“Symbol” di Matsumoto Hitoshi: il kitsch e il sublime si prendono per “mano” all’VIII Asian Film Festival di Roma
(Dal nostro inviato Alessandro Aniballi)
19/07/10 – L’unico film giapponese selezionato all’ottava edizione dell’Asian Film Festival, Symbol di Matsumoto Hitoshi, è stato innegabilmente l’unica autentica sorpresa della rassegna. Il regista, che è anche l’interprete principale, conduce quasi al delirio comico-mistico la caratteristica vena demenziale di certa cultura nipponica: un uomo si ritrova completamente da solo in una stanza popolata da angioletti di cui improvvisamente diventa visibile solo il piccolo fallo; dovrà pigiarne (!) praticamente uno ad uno (e ciascuno di essi gli donerà un oggetto diverso) per cercare di capire il senso del suo essere al mondo, ma soprattutto per provare ad uscire dalla stanza…nel frattempo, in un altro mondo o forse nello stesso, e comunque in Messico, un non più giovane wrestler si appresta a misurarsi con un avversario decisamente più aitante di lui. Symbol, titolo per l’appunto immediato ma anche ermetico, è un film demenziale e claustrofobico, esasperante e esilarante, escatologico e scatologico, tenuto in piedi dalla straordinaria performance attoriale dell’interprete-regista, capace di “tenere” da solo la scena per quasi tutto il film.

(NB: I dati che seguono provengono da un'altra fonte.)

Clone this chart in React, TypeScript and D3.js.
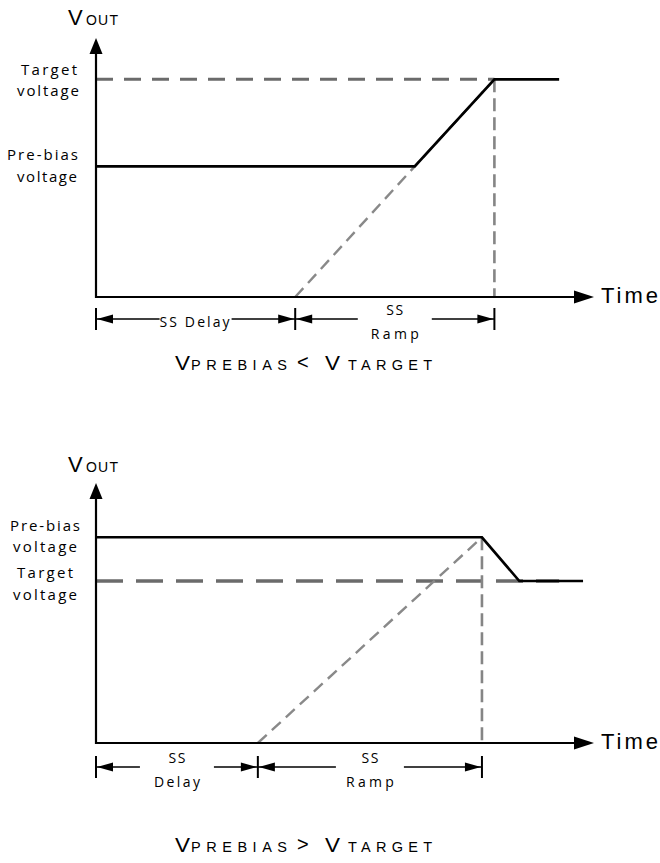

Si potrà dire che Hitoshi gira in maniera approssimativa e che a tratti insiste in modo ossessivo su certe trovate, ma non gli si può negare la rarissima capacità di unire in un unico discorso la trivialità e la poesia, la volgarità e la lirica, un qualcosa che poteva fiorire solo nell’ambito della cultura giapponese, monstrum unico e – checché ne dicano o ne pensino i cinesi – inimitabile di kitsch e di sublime.